Le coût de l’emploi, jugé trop élevé, est une autre raison invoquée. On se demande foutrement bien qui impose ce méchant coût de l’emploi. L’article L3231-12 du Code du travail n’a bien sûr aucun rôle dans ce coût. Concernant les assurances (chômage, santé, vieillesse), il va de soi que le Code du travail n’y a là encore aucune responsabilité. Les coûts induits par ces assurances n’y sont donc pour rien. De même que personne ne pourra mettre l’invraisemblable tombereaux de cerfas et de démarches administratives à remplir à chaque embauche dans la case des coûts de l’emploi imputables à ce Code. Tout le monde sait que ces démarches et ces cerfas sont décidés unilatéralement par les entreprises, les syndicats ou le personnel de l’une ou l’autre mairie, pour le fun.
D’autre part, si le coût de l’emploi français ne dépendait pas du Code du travail mais, par exemple, du seul niveau de vie, on aurait alors beau jeu de se comparer avec d’autres pays où ce coût de l’emploi est nettement supérieur. Je pense ici à la Suisse où le salaire moyen est notoirement supérieur au français sans que le taux de chômage s’en rapproche, même de loin. Le Code du travail suisse est réputé pour sa maigreur comparé au français… Coïncidence ? Je ne crois pas.
Autrement dit, aux 18% qui imputent directement au Code du Travail les difficultés d’embauche, on peut aussi ajouter les 28% de l’incertitude économique et les 23% du coût de l’emploi. En somme, directement et (plus ou moins) indirectement, l’obèse Code du travail français est bel et bien responsable d’au moins 69% des réticences des entreprises à embaucher, et ce même si psychologiquement, il est manifestement très urticant pour les journalistes et pour l’INSEE de l’analyser dans les réponses qui leurs sont fournies.
Néanmoins, parions que cette analyse sera au mieux décriée, au pire complètement ignorée. On peut encore espérer qu’Emmanuel Macron fera malgré tout avancer sa réforme même si, au vu de ce qui est annoncé actuellement, son ampleur paraît bien trop modeste.

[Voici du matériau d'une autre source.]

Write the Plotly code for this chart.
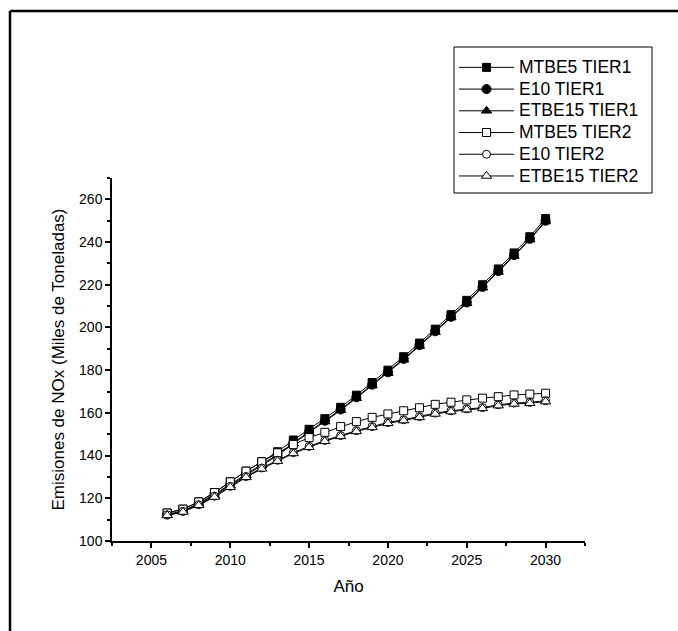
import plotly.graph_objects as go

years = list(range(2006, 2031))

mtbe5_tier1 = [113.1, 114.9, 118.3, 122.7, 127.7, 132.7, 137.1, 141.8, 147.3, 152.3, 157.3, 162.6, 168.3,
               174.2, 180.0, 186.3, 192.7, 199.2, 206.0, 212.7, 220.0, 227.4, 234.9, 242.5, 251.0]
e10_tier1 = [112.4, 114.2, 117.5, 121.8, 126.5, 131.3, 135.8, 140.5, 146.0, 151.2, 156.3, 161.6, 167.3,
             173.2, 179.0, 185.3, 191.7, 198.2, 205.0, 211.7, 219.0, 226.4, 233.9, 241.5, 250.0]
etbe15_tier1 = [112.1, 113.9, 117.2, 121.4, 126.0, 130.8, 135.3, 140.0, 145.6, 150.8, 155.9, 161.2, 166.9,
                172.8, 178.6, 184.9, 191.3, 197.8, 204.6, 211.3, 218.6, 226.0, 233.5, 241.1, 249.6]
mtbe5_tier2 = [113.1, 114.9, 118.3, 122.7, 127.7, 132.7, 137.1, 141.3, 145.2, 148.4, 150.9, 153.6, 155.9,
               157.9, 159.5, 161.0, 162.4, 164.0, 165.0, 166.1, 166.9, 167.6, 168.4, 168.8, 169.2]
e10_tier2 = [112.3, 113.9, 117.0, 121.0, 125.6, 130.2, 134.2, 137.8, 141.4, 144.3, 147.1, 149.4, 151.7,
             153.6, 155.5, 156.8, 158.3, 159.9, 161.0, 161.9, 162.5, 163.8, 164.6, 164.9, 165.7]
etbe15_tier2 = [112.0, 113.6, 116.7, 120.6, 125.2, 129.8, 133.8, 137.4, 141.0, 143.9, 146.7, 149.0, 151.3,
                153.2, 155.1, 156.4, 157.9, 159.5, 160.6, 161.5, 162.1, 163.4, 164.2, 164.5, 165.3]

series = [
    ("MTBE5 TIER1", mtbe5_tier1, "square", "black", 8),
    ("E10 TIER1", e10_tier1, "circle", "black", 9),
    ("ETBE15 TIER1", etbe15_tier1, "triangle-up", "black", 9),
    ("MTBE5 TIER2", mtbe5_tier2, "square", "white", 8),
    ("E10 TIER2", e10_tier2, "circle", "white", 8),
    ("ETBE15 TIER2", etbe15_tier2, "triangle-up", "white", 9),
]

FONT = "Liberation Sans, Arial, sans-serif"

fig = go.Figure()
for name, vals, sym, fill, size in series:
    fig.add_trace(go.Scatter(
        x=years, y=vals, name='<span style="font-size:17.5px">' + name + '</span>', mode="lines+markers",
        line=dict(color="black", width=1),
        marker=dict(symbol=sym, size=size, color=fill, line=dict(color="black", width=1)),
    ))

W, H = 678, 631
ml, mr, mt, mb = 112, 93, 178, 90
pw, ph = W - ml - mr, H - mt - mb

def px_to_paper_x(px):
    return (px - ml) / pw

def px_to_paper_y(py):
    return (H - mb - py) / ph

fig.update_layout(
    width=W, height=H,
    margin=dict(l=ml, r=mr, t=mt, b=mb, pad=0),
    paper_bgcolor="white", plot_bgcolor="white",
    font=dict(family=FONT, size=14, color="black"),
    showlegend=True,
    legend=dict(
        x=px_to_paper_x(454), y=px_to_paper_y(51.5), xanchor="left", yanchor="top",
        borderwidth=0, bgcolor="rgba(0,0,0,0)",
        font=dict(family=FONT, size=14.4, color="black"),
        tracegroupgap=0, itemwidth=55,
    ),
    xaxis=dict(
        range=[2002.5, 2032.5], tickmode="linear", tick0=2005, dtick=5,
        showgrid=False, zeroline=False, showline=True, linecolor="black", linewidth=1.5,
        ticks="outside", ticklen=5, tickwidth=1.5, tickcolor="black",
        minor=dict(tickmode="linear", tick0=2002.5, dtick=2.5, ticks="outside", ticklen=3, tickwidth=1.5, tickcolor="black"),
        tickfont=dict(size=14),
        title=dict(text="Año", font=dict(size=17), standoff=14),
    ),
    yaxis=dict(
        range=[100, 270], tickmode="linear", tick0=100, dtick=20,
        showgrid=False, zeroline=False, showline=True, linecolor="black", linewidth=1.5,
        ticks="outside", ticklen=5, tickwidth=1.5, tickcolor="black",
        minor=dict(tickmode="linear", tick0=100, dtick=10, ticks="outside", ticklen=3, tickwidth=1.5, tickcolor="black"),
        tickfont=dict(size=14),
        title=dict(text="Emisiones de NOx (Miles de Toneladas)", font=dict(size=17), standoff=10),
    ),
)

# legend frame
fig.add_shape(type="rect", xref="paper", yref="paper",
              x0=px_to_paper_x(454), x1=px_to_paper_x(652), y0=px_to_paper_y(193), y1=px_to_paper_y(47),
              line=dict(color="black", width=1), fillcolor="white", layer="above")

# outer frame (top and left edges visible in reference)
fx = px_to_paper_x(10)
fy = px_to_paper_y(11)
fig.add_shape(type="line", xref="paper", yref="paper", x0=fx, x1=fx, y0=fy, y1=px_to_paper_y(640),
              line=dict(color="black", width=2.5))
fig.add_shape(type="line", xref="paper", yref="paper", x0=fx, x1=px_to_paper_x(690), y0=fy, y1=fy,
              line=dict(color="black", width=2.5))

fig.write_html("out.html")
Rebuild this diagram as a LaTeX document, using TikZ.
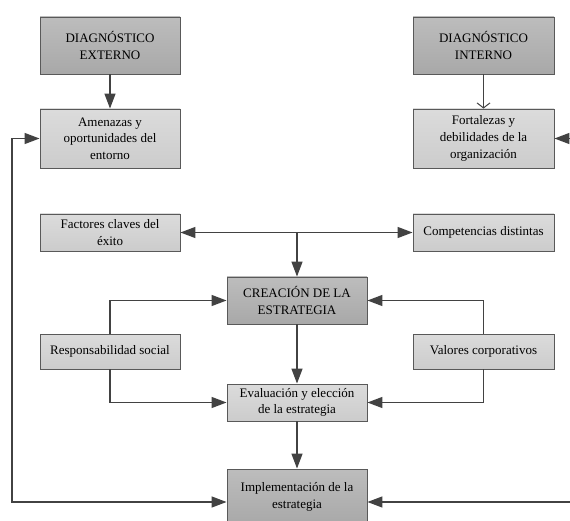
\documentclass[tikz,border=0pt]{standalone}
\usepackage{fontspec}
\setmainfont{Liberation Serif}
\usetikzlibrary{arrows.meta}
\definecolor{litetop}{gray}{0.86}
\definecolor{litebot}{gray}{0.80}
\definecolor{darktop}{gray}{0.74}
\definecolor{darkbot}{gray}{0.66}
\definecolor{edge}{gray}{0.35}
\definecolor{wire}{gray}{0.26}
\begin{document}
\begin{tikzpicture}[x=1pt,y=-1pt,
  box/.style={draw=edge, line width=0.9pt, align=center, inner sep=0pt,
    minimum width=140pt, font=\fontsize{13}{16.7}\selectfont, text=black},
  lite/.style={box, top color=litetop, bottom color=litebot},
  dark/.style={box, top color=darktop, bottom color=darkbot},
  link/.style={draw=wire, line width=1.4pt},
  tip/.style={-{Triangle[length=15pt,width=11pt]}},
  tipboth/.style={{Triangle[length=15pt,width=11pt]}-{Triangle[length=15pt,width=11pt]}},
  barb/.style={draw=wire, line width=1pt, -{Straight Barb[length=5pt,width=13pt]}}
]
\useasboundingbox (0,0) rectangle (570,521);
\clip (0,0) rectangle (570,521);

% diagnosis boxes
\node[dark, minimum height=57pt] (dext) at (110,45.5) {DIAGNÓSTICO\\EXTERNO};
\node[dark, minimum height=57pt, minimum width=141pt] (dint) at (483.5,45.5) {DIAGNÓSTICO\\INTERNO};
\node[lite, minimum height=59pt] (amen) at (110,138.5) {Amenazas y\\oportunidades del\\entorno};
\node[lite, minimum height=59pt, minimum width=141pt] (fort) at (483.5,138.5) {Fortalezas y\\debilidades de la\\organización};

% strategy inputs
\node[lite, minimum height=37pt] (fact) at (110,232.5) {Factores claves del\\éxito};
\node[lite, minimum height=37pt, minimum width=141pt] (comp) at (483.5,232.5) {Competencias distintas};
\node[dark, minimum height=47pt] (crea) at (297,300.5) {CREACIÓN DE LA\\ESTRATEGIA};
\node[lite, minimum height=35pt] (resp) at (110,351.5) {Responsabilidad social};
\node[lite, minimum height=35pt, minimum width=141pt] (valo) at (483.5,351.5) {Valores corporativos};
\node[lite, minimum height=37pt] (eval) at (297,402.5) {Evaluación y elección\\de la estrategia};
\node[dark, minimum height=56pt] (impl) at (297,497) {Implementación de la\\estrategia};

% junction and feedback corners
\coordinate (j) at (297,232.5);
\coordinate (lcorner) at (12,502);
\coordinate (rcorner) at (578,502);

% connectors
\draw[link, tip] (dext) -- (amen);
\draw[barb] (dint) -- (fort);
\draw[link, tipboth] (fact) -- (comp);
\draw[link, tip] (j) -- (crea);
\draw[link, tip] (resp.north) |- (crea.west);
\draw[link, tip] (valo.north) |- (crea.east);
\draw[link, tip] (resp.south) |- (eval.west);
\draw[link, tip] (valo.south) |- (eval.east);
\draw[link, tip] (crea) -- (eval);
\draw[link, tip] (eval) -- (impl);
\draw[link, tipboth] (amen.west) -| (lcorner) -- ([yshift=-5pt]impl.west);
\draw[link, tipboth] (fort.east) -| (rcorner) -- ([yshift=-5pt]impl.east);
\end{tikzpicture}
\end{document}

Pendant ce temps, d’autres pays progressent, plus pragmatiques, moins encombrés par de vieux principes collectivistes baignés d’une vision délicieusement marxiste de la société, et sabrent sauvagement dans leurs impôts. L’Irlande a largement montré que cela marche très bien. La Hongrie nous donnera un nouvel exemple.
Rassurez-vous : compte-tenu de sa mentalité, la France ne le suivra pas.